─── SUPPLIED MATERIAL

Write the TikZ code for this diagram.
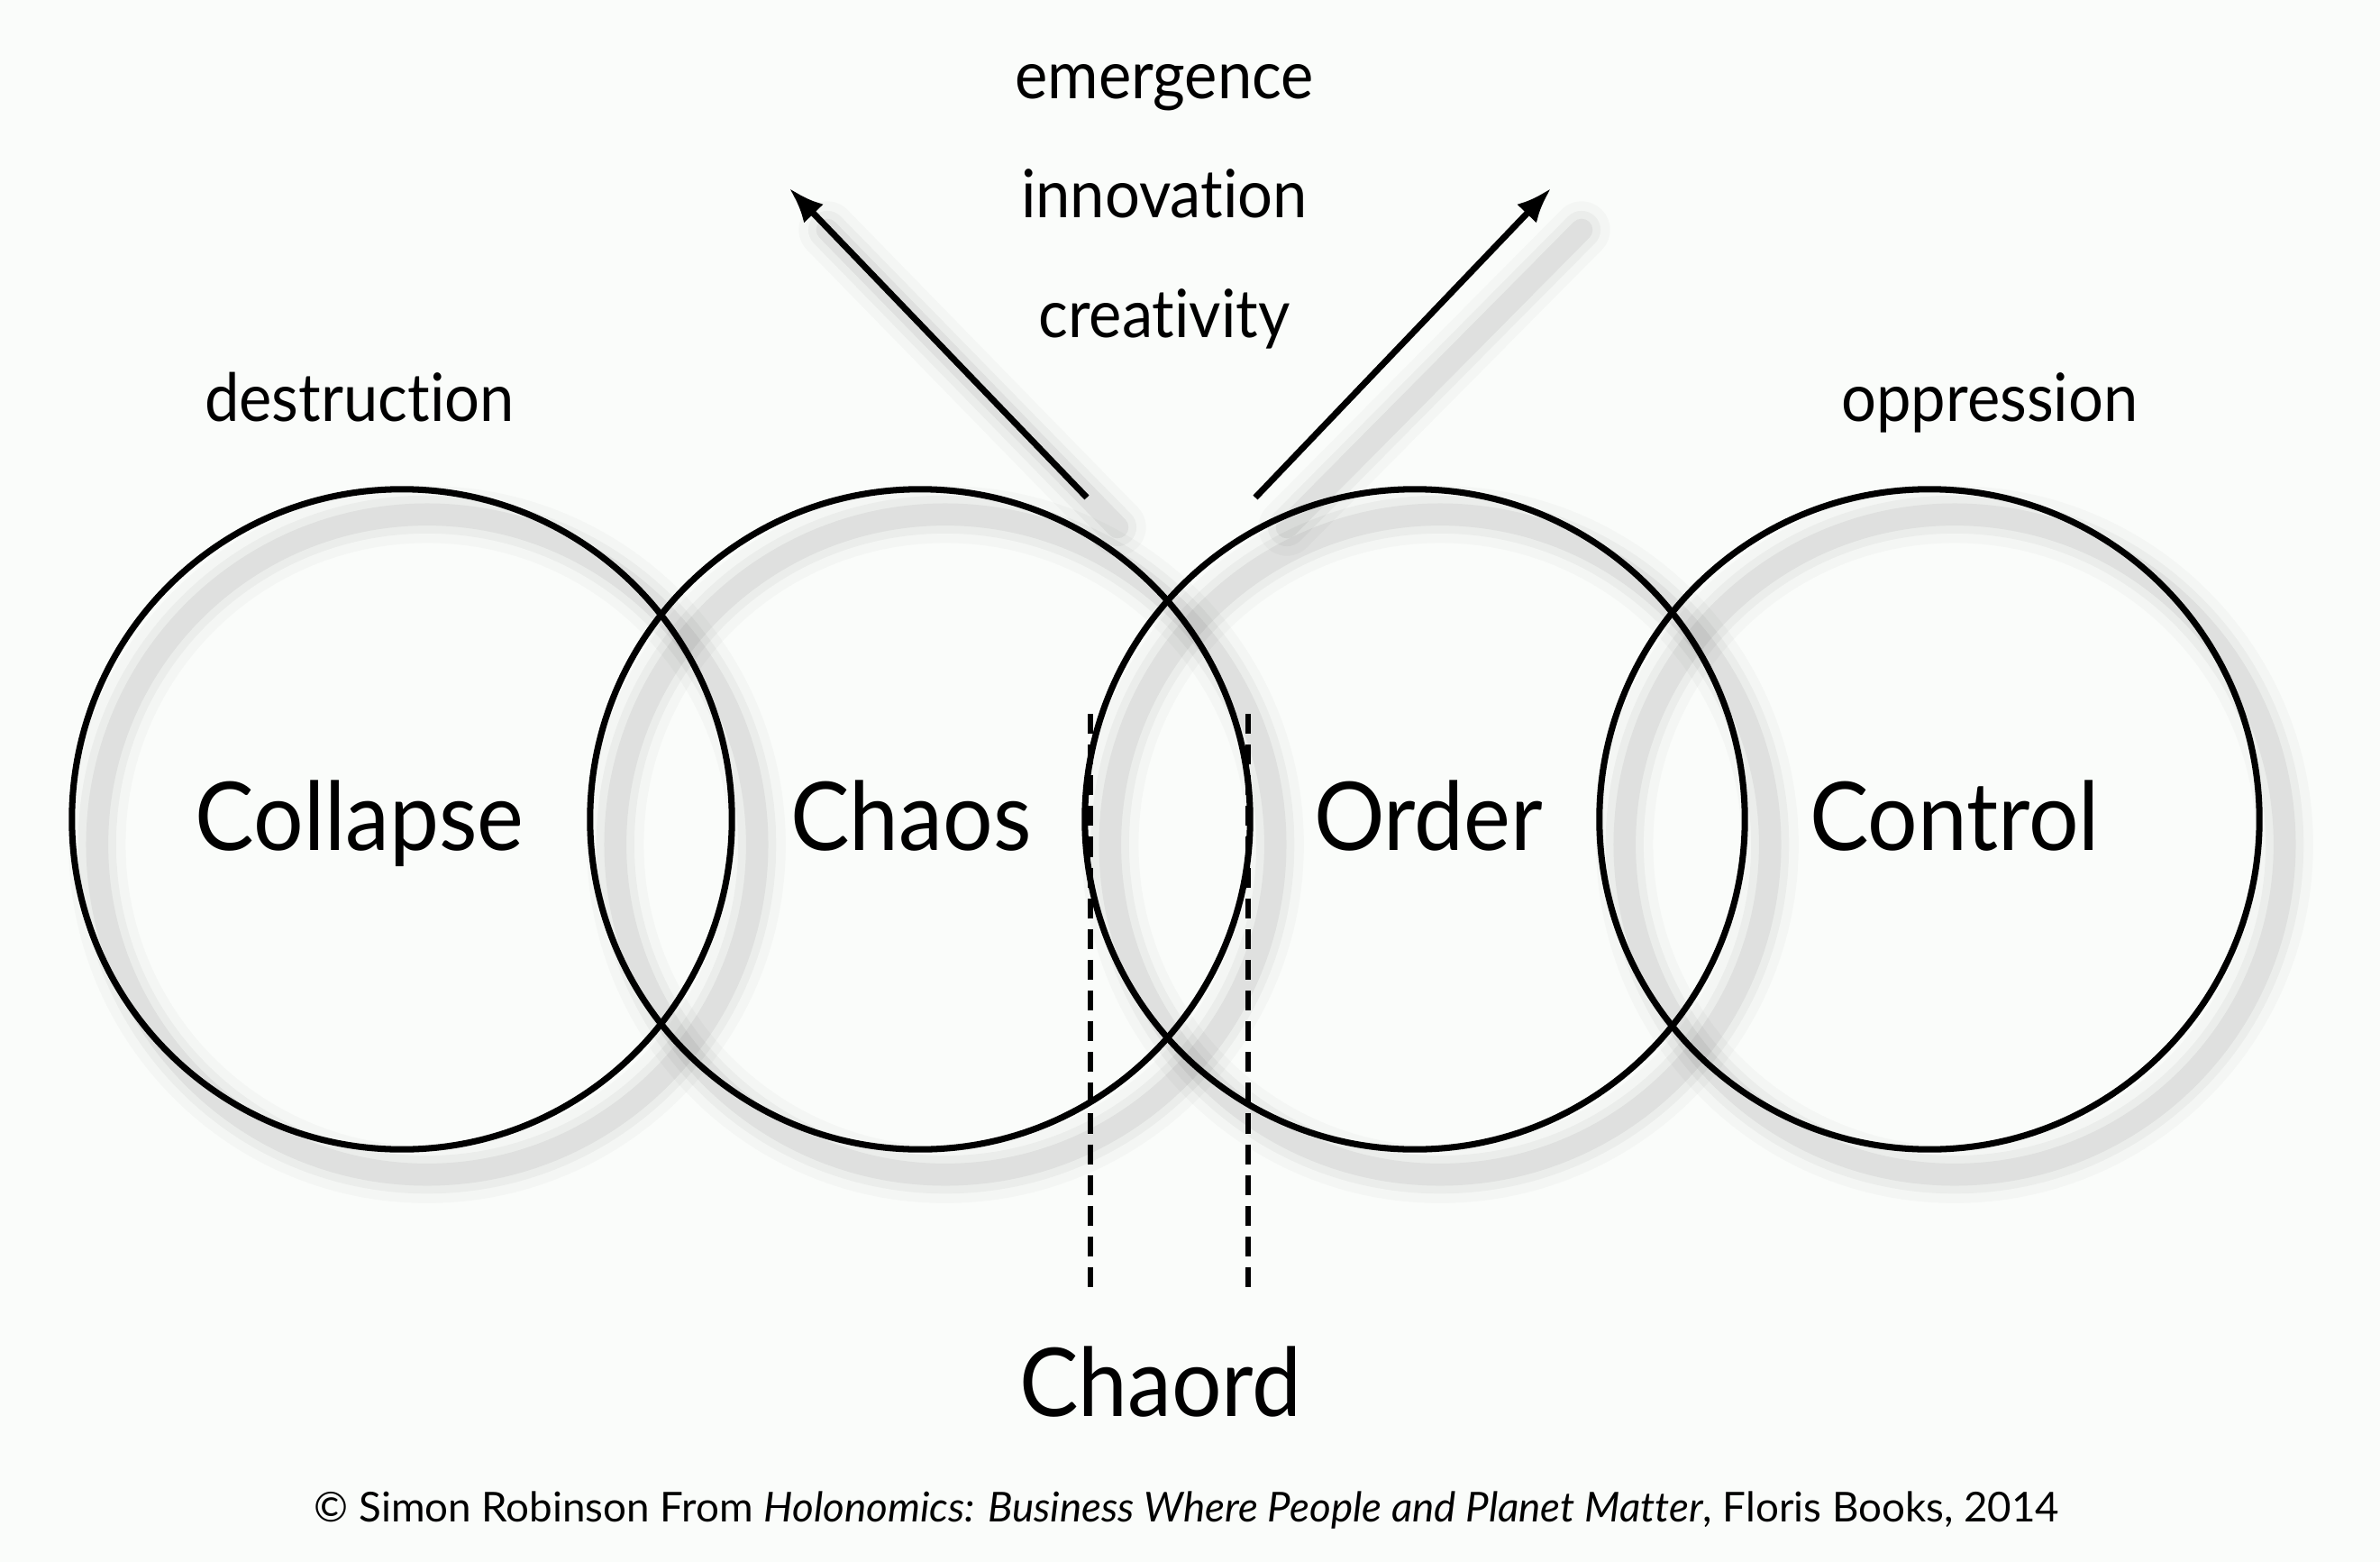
\documentclass[tikz,border=0pt]{standalone}
\usepackage{fontspec}
\setmainfont{Lato}[Ligatures=CommonOff]
\newfontfamily\narrowfont{Lato}[FakeStretch=0.93,Ligatures=CommonOff]
\usetikzlibrary{arrows.meta}
\definecolor{bg}{RGB}{250,252,250}
\begin{document}
\begin{tikzpicture}[x=0.01cm,y=-0.01cm,
  ring/.style={circle,draw=black,line width=2pt,minimum size=7.32cm,inner sep=0pt},
  big/.style={font=\narrowfont\fontsize{30}{36}\selectfont,inner sep=0pt,anchor=base},
  small/.style={font=\narrowfont\fontsize{21}{25}\selectfont,inner sep=0pt,anchor=base},
  note/.style={font=\fontsize{13}{15}\selectfont,inner sep=0pt,anchor=base},
  arr/.style={line width=2pt,-{Latex[length=11pt,width=8.5pt]}},
  chaordline/.style={line width=1.8pt,dash pattern=on 6.3pt off 3.4pt},
  shade/.style={line cap=round}]
\fill[bg] (0,0) rectangle (2641,1733);
\useasboundingbox (0,0) rectangle (2641,1733);
% soft shadows
\foreach \cx in {446,1021,1570,2141}{
  \foreach \w/\o in {18/0.025,12/0.035,7/0.05}{
    \draw[shade,line width=\w pt,black,opacity=\o] (\cx+28,937) circle[radius=3.66cm];
  }
}
\foreach \w/\o in {18/0.025,12/0.035,7/0.05}{
  \draw[shade,line width=\w pt,black,opacity=\o] (1240,585) -- (918,255);
  \draw[shade,line width=\w pt,black,opacity=\o] (1428,585) -- (1755,255);
}
% circles
\node[ring] (collapse) at (446,909) {};
\node[ring] (chaos) at (1021,909) {};
\node[ring] (order) at (1570,909) {};
\node[ring] (control) at (2141,909) {};
% labels in circles
\node[big] (lcollapse) at (399,943) {Collapse};
\node[big] (lchaos) at (1011,943) {Chaos};
\node[big] (lorder) at (1585,943) {Order};
\node[big] (lcontrol) at (2169,943) {Control};
% upper labels
\node[small] (destr) at (399,467) {destruction};
\node[small] (oppr) at (2208,467) {oppression};
\node[small] (emerg) at (1292,110) {emergence};
\node[small] (innov) at (1292,241) {innovation};
\node[small] (creat) at (1292,374) {creativity};
% arrows
\coordinate (la0) at (1206,552);
\coordinate (la1) at (876,209);
\coordinate (ra0) at (1393,552);
\coordinate (ra1) at (1721,209);
\draw[arr] (la0) -- (la1);
\draw[arr] (ra0) -- (ra1);
% chaord lines
\coordinate (d1t) at (1210,792);
\coordinate (d1b) at (1210,1434);
\coordinate (d2t) at (1385,792);
\coordinate (d2b) at (1385,1434);
\draw[chaordline] (d1t) -- (d1b);
\draw[chaordline] (d2t) -- (d2b);
\node[big] (chaord) at (1288,1571) {Chaord};
\node[note] (credit) at (1317,1688) {© Simon Robinson From \textit{Holonomics: Business Where People and Planet Matter}, Floris Books, 2014};
\end{tikzpicture}
\end{document}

──────

* **REQUIREMENT**
Omit the pictures and give the material again, exactly and in full.

* **THE OUTPUT**
Write the TikZ code for this diagram.
\documentclass[tikz,border=0pt]{standalone}
\usepackage{fontspec}
\setmainfont{Lato}[Ligatures=CommonOff]
\newfontfamily\narrowfont{Lato}[FakeStretch=0.93,Ligatures=CommonOff]
\usetikzlibrary{arrows.meta}
\definecolor{bg}{RGB}{250,252,250}
\begin{document}
\begin{tikzpicture}[x=0.01cm,y=-0.01cm,
  ring/.style={circle,draw=black,line width=2pt,minimum size=7.32cm,inner sep=0pt},
  big/.style={font=\narrowfont\fontsize{30}{36}\selectfont,inner sep=0pt,anchor=base},
  small/.style={font=\narrowfont\fontsize{21}{25}\selectfont,inner sep=0pt,anchor=base},
  note/.style={font=\fontsize{13}{15}\selectfont,inner sep=0pt,anchor=base},
  arr/.style={line width=2pt,-{Latex[length=11pt,width=8.5pt]}},
  chaordline/.style={line width=1.8pt,dash pattern=on 6.3pt off 3.4pt},
  shade/.style={line cap=round}]
\fill[bg] (0,0) rectangle (2641,1733);
\useasboundingbox (0,0) rectangle (2641,1733);
% soft shadows
\foreach \cx in {446,1021,1570,2141}{
  \foreach \w/\o in {18/0.025,12/0.035,7/0.05}{
    \draw[shade,line width=\w pt,black,opacity=\o] (\cx+28,937) circle[radius=3.66cm];
  }
}
\foreach \w/\o in {18/0.025,12/0.035,7/0.05}{
  \draw[shade,line width=\w pt,black,opacity=\o] (1240,585) -- (918,255);
  \draw[shade,line width=\w pt,black,opacity=\o] (1428,585) -- (1755,255);
}
% circles
\node[ring] (collapse) at (446,909) {};
\node[ring] (chaos) at (1021,909) {};
\node[ring] (order) at (1570,909) {};
\node[ring] (control) at (2141,909) {};
% labels in circles
\node[big] (lcollapse) at (399,943) {Collapse};
\node[big] (lchaos) at (1011,943) {Chaos};
\node[big] (lorder) at (1585,943) {Order};
\node[big] (lcontrol) at (2169,943) {Control};
% upper labels
\node[small] (destr) at (399,467) {destruction};
\node[small] (oppr) at (2208,467) {oppression};
\node[small] (emerg) at (1292,110) {emergence};
\node[small] (innov) at (1292,241) {innovation};
\node[small] (creat) at (1292,374) {creativity};
% arrows
\coordinate (la0) at (1206,552);
\coordinate (la1) at (876,209);
\coordinate (ra0) at (1393,552);
\coordinate (ra1) at (1721,209);
\draw[arr] (la0) -- (la1);
\draw[arr] (ra0) -- (ra1);
% chaord lines
\coordinate (d1t) at (1210,792);
\coordinate (d1b) at (1210,1434);
\coordinate (d2t) at (1385,792);
\coordinate (d2b) at (1385,1434);
\draw[chaordline] (d1t) -- (d1b);
\draw[chaordline] (d2t) -- (d2b);
\node[big] (chaord) at (1288,1571) {Chaord};
\node[note] (credit) at (1317,1688) {© Simon Robinson From \textit{Holonomics: Business Where People and Planet Matter}, Floris Books, 2014};
\end{tikzpicture}
\end{document}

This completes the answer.